The Robert A. Chase, MD, Library
I am pleased to announce that the multimedia resource library in the Hand Society's new home will be dedicated to 1983-84 ASSH President, Robert A. Chase, MD. This tribute recognizes Dr. Chase's lifelong dedication to innovative education and research, as well as his desire to reach as broad an audience as possible to advance hand surgery and the teaching of upper limb anatomy. The new library will be a resource for the study of the hand and upper limb. It will house scholarly archives and multimedia, as well as valuable collections related to the history and discipline of hand surgery. To date, more than $450,000 has been pledged. We are grateful to Amy Ladd, MD, for leading this project, and to James Chang, MD, Peter Weiss, MD, and Rod Hentz, MD, for their involvement and contributions.
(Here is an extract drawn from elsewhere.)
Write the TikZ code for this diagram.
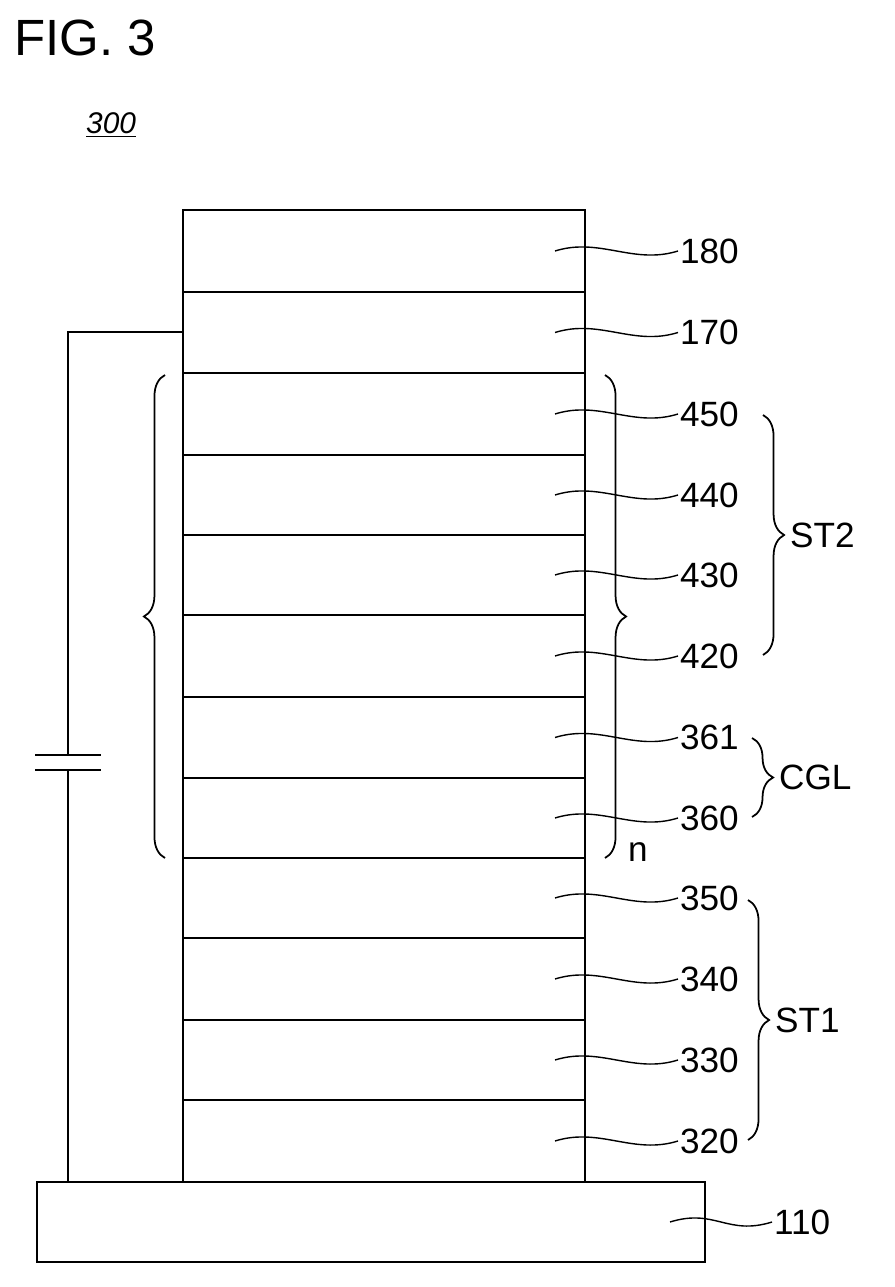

Two-Year Fellowship & HULFG Review Board
In January 2011, a non-conflicted review board – the Hand and Upper Limb Fellowship Grant Review Board – was appointed by ASSH Council. The board was charged with selecting the initial sites that would be participating in the pilot two-year fellowship program. Appointees include Fred Fakharzadeh, MD, Chair (AFSH President); David Lichtman, MD (RRC Member); John Seiler, MD (Former ABOS Chair); and Donald Lalonde, MD (ABPS Chair). Having received nine applications, the AFSH and ASSH are pleased to announce that four programs were selected as recipients of the first ASSH/AFSH Hand and Upper Limb Fellowship Grant (HULFG): Columbia, Stanford, Philadelphia Hand Center, and Cleveland Clinic. The fellowship grant provides partial funding for a second year of fellowship training in upper extremity surgery, to complement a year of an accredited fellowship in hand surgery.
2011 ASSH Young Leaders
Council was joined by 14 of the ASSH Young Leaders. Using the strategic decision-making skills taught by consultant Cate Bower, CAE, they tackled three mega issues: creating digital core curriculum in hand and upper extremity education; developing ASSH mobile applications with embedded and customizable content; and designing patient education templates using the latest technology. It became apparent to the Council from their presentations and subsequent discussion that the insights and perspectives offered by the Young Leaders were exceedingly valuable in our future educational strategy. We are grateful for their enthusiastic participation and look forward to working with them as ASSH task force and committee members.
Inclusion, Engagement, Innovation
The productivity of the Council meeting is evident in the large number of follow-up action items. My goals for this year have been inclusion, engagement, and innovation. They have been reflected in the Council deliberation and endeavor to date, and I look forward to keeping you updated in the coming months on our progress.